When the band came out and started playing the straight blues number Black Dog Blues I worried that we were going to be deprived of the intimate interaction that Der Spiegeltent potentially offers an audience.

I need not have worried. Mr Morris is an accomplished comedian, twisting tales of his grandmother, tales from his grandmother, acid trips, Molly Meldrum allusions and the characters from Australian history into a stage show that goes beyond patter. It is not often you get a belly laugh at a music gig but I enjoyed more than one.

I found myself looking forward to his next little spiele as each song drew to a close.

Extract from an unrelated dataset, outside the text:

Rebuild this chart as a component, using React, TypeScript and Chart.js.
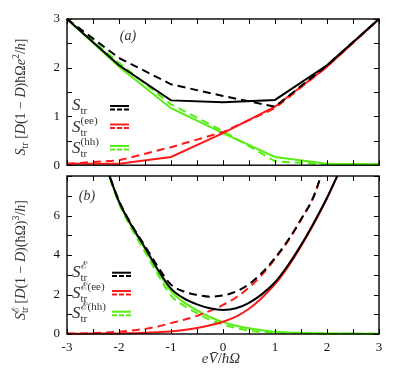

That is not to detract from the music. The band is tight, accomplished and steady. As a blues dilettante I am not qualified to deconstruct the musicality of the first half of the show, but it provided a solid basis for the historical context and the powerful characters that are the subject matter of his more recent material. Morris delivers neat vignettes of Les Darcey and Squizzy Taylor that in one case is an ode and the other a bitter footnote. Other songs deal with the gigantic historical framing of the Depression, the Gold Rush and our convict past.

I would have been perfectly happy with a concert based on this material alone but the duties of a rock legend insist that – to quote Mr Morris – we enter the tardis and follow the time lord back to 1969.

I am the real thing, set the scene, inspiring four women to shed the years and dance as we all did 44 years ago, helping the rest of us take the time journey.

Lead guitarist Peter Robinson has a Mick Ronson like command of the rock format and the big finish and delivers it with an ease and confidence that is too joyful to be described as cynicism but so accomplished that you want to challenge him to take it a little bit further. Bass player Mitch Cairns and drummer John Creech round out a solid and joyful, blues and rock outfit.

A string of hits and an encore later, Russell had us in the palms of his capable hands.

“I know you all want to hear the old stuff but we are a working band and are making a new record so we want you to hear the new stuff as well. This is something Peter and I wrote six weeks ago and we think it will be the break out song on the new album.” In a final tease they then launched into Sweet Sweet Love as the final number.

Satisfied as the tent full of baby boomers were, I’m not sure I was the only person in the room who would quite liked to have heard a new number written six weeks ago and had the opportunity to turn it into the next real big thing.

If it had any of the resonance of the historical numbers from Sharkmouth, I’d be paying my 99c to download it legally.